[begin Stored records]
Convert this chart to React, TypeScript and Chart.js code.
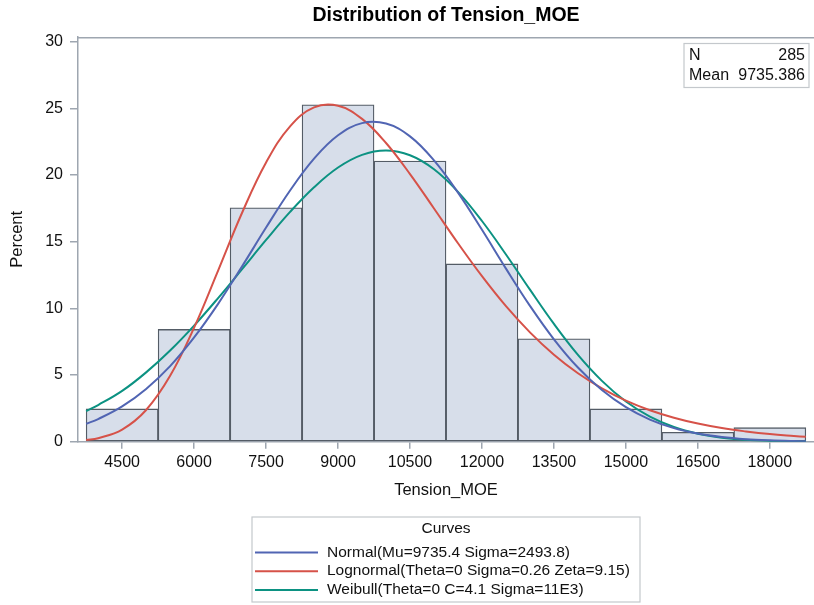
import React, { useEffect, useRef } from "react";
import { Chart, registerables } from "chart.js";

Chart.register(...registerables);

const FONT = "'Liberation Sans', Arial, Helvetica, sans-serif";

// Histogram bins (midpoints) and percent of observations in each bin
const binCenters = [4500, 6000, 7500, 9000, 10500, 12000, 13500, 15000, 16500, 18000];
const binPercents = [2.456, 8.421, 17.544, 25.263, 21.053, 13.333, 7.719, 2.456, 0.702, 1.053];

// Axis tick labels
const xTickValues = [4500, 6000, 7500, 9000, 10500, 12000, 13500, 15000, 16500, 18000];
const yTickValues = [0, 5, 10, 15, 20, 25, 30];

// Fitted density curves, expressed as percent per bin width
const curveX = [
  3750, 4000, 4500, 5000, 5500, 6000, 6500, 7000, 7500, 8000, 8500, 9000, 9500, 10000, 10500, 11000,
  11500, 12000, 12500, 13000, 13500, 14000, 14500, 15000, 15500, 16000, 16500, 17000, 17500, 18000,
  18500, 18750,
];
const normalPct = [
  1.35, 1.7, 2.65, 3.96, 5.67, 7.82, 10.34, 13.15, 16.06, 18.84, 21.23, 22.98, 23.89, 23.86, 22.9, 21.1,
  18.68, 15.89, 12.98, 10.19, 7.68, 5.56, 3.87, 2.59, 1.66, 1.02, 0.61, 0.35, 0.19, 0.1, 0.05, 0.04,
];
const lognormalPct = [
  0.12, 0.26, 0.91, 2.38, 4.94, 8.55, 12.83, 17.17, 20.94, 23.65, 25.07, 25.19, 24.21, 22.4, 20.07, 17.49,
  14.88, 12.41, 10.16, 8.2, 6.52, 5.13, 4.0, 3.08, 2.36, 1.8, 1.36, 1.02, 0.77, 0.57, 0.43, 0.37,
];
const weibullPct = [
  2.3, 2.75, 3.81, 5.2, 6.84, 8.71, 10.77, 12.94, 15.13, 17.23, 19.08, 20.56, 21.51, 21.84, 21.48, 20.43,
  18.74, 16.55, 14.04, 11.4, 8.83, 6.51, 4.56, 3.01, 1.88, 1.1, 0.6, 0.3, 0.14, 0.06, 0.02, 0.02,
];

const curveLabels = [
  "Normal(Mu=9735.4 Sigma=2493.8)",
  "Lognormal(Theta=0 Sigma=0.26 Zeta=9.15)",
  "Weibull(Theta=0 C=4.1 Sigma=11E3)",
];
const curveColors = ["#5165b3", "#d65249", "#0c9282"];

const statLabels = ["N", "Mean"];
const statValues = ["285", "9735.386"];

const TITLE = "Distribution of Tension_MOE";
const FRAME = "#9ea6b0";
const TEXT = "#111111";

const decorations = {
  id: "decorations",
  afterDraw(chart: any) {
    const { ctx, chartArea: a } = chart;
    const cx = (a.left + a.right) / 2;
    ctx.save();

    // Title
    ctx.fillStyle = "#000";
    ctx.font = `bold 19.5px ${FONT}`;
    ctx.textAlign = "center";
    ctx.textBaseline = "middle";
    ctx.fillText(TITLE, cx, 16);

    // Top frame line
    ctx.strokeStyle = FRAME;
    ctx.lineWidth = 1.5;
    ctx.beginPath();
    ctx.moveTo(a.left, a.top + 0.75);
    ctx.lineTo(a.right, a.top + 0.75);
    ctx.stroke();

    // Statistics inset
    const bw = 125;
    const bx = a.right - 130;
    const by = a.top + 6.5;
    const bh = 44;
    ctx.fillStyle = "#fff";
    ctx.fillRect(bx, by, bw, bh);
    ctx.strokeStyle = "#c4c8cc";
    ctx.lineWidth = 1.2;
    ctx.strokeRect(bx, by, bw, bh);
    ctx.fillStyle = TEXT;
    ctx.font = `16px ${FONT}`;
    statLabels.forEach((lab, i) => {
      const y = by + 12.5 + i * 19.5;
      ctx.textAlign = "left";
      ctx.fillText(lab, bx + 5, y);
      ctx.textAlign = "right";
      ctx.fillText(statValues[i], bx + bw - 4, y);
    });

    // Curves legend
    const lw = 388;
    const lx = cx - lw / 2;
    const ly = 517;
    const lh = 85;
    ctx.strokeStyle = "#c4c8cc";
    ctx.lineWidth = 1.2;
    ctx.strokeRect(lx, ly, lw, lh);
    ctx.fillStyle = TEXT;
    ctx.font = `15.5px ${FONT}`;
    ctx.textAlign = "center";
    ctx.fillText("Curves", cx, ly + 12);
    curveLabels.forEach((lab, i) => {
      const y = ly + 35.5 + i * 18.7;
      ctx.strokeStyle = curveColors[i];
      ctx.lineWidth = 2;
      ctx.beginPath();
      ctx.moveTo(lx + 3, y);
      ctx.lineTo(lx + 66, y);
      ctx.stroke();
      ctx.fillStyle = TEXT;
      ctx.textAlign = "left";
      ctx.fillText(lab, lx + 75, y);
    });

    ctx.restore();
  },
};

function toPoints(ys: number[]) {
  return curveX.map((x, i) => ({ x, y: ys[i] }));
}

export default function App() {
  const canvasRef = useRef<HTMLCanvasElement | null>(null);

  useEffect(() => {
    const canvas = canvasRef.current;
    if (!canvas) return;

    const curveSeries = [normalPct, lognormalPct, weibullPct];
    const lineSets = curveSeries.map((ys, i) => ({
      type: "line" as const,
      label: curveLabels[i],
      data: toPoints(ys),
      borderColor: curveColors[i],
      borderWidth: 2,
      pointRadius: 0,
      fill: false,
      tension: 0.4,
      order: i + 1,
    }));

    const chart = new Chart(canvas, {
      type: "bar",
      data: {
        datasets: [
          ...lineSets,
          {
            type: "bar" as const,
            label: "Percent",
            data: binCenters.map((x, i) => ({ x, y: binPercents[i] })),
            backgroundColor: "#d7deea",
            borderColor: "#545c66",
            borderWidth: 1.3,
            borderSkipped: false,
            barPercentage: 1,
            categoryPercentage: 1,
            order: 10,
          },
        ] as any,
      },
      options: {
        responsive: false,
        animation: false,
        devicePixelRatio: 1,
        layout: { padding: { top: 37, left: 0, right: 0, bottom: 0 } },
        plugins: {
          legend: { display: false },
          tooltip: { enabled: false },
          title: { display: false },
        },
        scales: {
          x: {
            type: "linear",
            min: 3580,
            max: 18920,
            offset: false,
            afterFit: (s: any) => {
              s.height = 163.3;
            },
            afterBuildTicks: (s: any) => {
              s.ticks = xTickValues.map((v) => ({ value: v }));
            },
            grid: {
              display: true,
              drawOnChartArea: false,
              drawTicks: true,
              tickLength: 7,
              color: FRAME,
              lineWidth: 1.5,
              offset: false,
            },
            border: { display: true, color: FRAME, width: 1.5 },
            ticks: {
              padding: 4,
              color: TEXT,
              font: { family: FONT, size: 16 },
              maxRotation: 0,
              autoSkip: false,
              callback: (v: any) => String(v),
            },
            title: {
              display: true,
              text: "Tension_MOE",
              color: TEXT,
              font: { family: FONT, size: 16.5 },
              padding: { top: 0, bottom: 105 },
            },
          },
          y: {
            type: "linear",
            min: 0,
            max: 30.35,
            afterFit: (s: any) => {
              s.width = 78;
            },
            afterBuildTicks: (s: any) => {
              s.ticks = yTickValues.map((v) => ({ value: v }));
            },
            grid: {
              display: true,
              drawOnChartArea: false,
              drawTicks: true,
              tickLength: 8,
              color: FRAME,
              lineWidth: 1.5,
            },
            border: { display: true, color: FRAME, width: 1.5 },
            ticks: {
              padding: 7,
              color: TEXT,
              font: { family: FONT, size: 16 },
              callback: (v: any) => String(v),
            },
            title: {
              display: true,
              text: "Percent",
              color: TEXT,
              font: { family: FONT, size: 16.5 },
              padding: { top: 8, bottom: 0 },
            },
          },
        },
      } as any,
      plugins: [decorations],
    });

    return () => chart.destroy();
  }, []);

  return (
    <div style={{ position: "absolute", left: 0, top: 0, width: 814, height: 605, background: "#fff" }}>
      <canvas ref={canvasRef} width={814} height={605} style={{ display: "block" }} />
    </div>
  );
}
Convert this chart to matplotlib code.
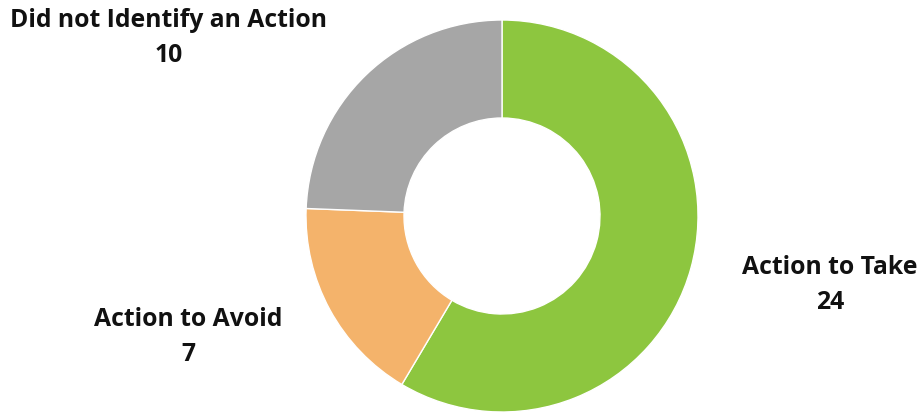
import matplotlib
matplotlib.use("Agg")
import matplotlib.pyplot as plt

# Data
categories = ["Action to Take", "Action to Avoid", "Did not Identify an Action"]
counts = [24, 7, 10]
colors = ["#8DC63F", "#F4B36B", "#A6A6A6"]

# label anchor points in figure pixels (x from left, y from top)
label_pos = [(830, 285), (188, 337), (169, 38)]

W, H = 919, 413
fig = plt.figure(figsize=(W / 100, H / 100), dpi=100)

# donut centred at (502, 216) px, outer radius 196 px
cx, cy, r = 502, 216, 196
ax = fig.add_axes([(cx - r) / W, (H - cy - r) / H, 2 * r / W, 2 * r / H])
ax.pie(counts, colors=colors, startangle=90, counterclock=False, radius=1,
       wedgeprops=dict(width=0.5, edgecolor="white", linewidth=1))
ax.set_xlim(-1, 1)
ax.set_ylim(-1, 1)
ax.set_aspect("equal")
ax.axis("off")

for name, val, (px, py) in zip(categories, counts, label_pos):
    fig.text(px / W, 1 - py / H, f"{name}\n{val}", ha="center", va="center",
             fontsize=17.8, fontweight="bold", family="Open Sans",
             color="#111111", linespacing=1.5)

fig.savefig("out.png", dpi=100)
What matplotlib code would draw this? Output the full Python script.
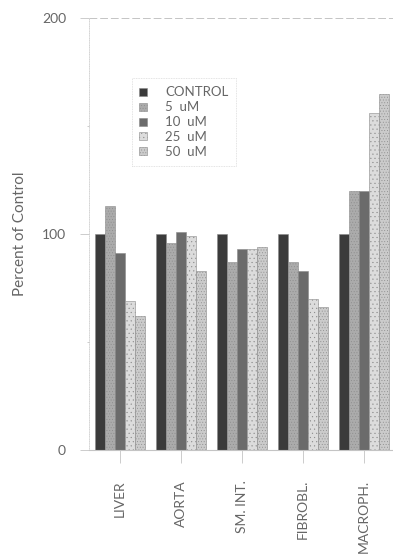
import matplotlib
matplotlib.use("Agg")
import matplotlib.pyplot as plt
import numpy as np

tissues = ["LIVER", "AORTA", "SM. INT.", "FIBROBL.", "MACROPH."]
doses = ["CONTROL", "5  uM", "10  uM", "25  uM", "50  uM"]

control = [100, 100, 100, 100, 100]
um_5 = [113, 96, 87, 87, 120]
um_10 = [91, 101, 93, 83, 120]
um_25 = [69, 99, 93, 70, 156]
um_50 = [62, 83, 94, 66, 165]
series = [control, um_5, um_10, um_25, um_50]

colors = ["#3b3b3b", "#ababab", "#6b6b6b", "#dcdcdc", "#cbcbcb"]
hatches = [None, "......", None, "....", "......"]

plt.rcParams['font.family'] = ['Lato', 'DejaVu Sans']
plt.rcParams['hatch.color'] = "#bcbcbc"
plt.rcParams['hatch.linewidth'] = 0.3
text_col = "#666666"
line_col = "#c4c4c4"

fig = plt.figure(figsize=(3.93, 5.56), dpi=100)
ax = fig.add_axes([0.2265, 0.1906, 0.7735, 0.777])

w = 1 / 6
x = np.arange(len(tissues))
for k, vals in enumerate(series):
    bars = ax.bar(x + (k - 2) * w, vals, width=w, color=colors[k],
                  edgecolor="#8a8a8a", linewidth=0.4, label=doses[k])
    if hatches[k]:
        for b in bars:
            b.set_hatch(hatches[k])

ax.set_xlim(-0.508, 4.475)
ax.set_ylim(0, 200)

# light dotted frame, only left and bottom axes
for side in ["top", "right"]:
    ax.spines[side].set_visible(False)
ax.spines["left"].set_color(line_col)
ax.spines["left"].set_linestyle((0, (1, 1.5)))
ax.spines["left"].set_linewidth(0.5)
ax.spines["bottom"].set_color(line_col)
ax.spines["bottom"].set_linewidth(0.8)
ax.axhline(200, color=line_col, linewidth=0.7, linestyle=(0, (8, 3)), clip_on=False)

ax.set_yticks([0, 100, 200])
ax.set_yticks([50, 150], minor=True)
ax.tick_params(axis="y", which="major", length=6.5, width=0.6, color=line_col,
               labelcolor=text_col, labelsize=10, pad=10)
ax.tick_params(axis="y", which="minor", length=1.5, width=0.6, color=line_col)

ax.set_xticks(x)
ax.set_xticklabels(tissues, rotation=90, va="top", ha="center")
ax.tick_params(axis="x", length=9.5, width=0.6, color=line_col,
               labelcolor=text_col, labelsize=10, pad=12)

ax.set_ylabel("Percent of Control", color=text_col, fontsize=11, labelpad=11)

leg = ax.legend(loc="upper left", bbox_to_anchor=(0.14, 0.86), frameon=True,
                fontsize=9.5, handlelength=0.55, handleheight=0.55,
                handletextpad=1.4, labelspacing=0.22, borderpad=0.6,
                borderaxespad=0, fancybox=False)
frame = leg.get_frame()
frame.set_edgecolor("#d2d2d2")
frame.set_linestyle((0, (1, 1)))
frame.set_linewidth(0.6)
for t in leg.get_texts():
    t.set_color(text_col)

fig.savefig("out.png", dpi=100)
[end Stored records]
* **Task directions**:
Out of the preceding entries, pull every line containing the string "code".

* **Correct answer**:
Convert this chart to React, TypeScript and Chart.js code.
Convert this chart to matplotlib code.
What matplotlib code would draw this? Output the full Python script.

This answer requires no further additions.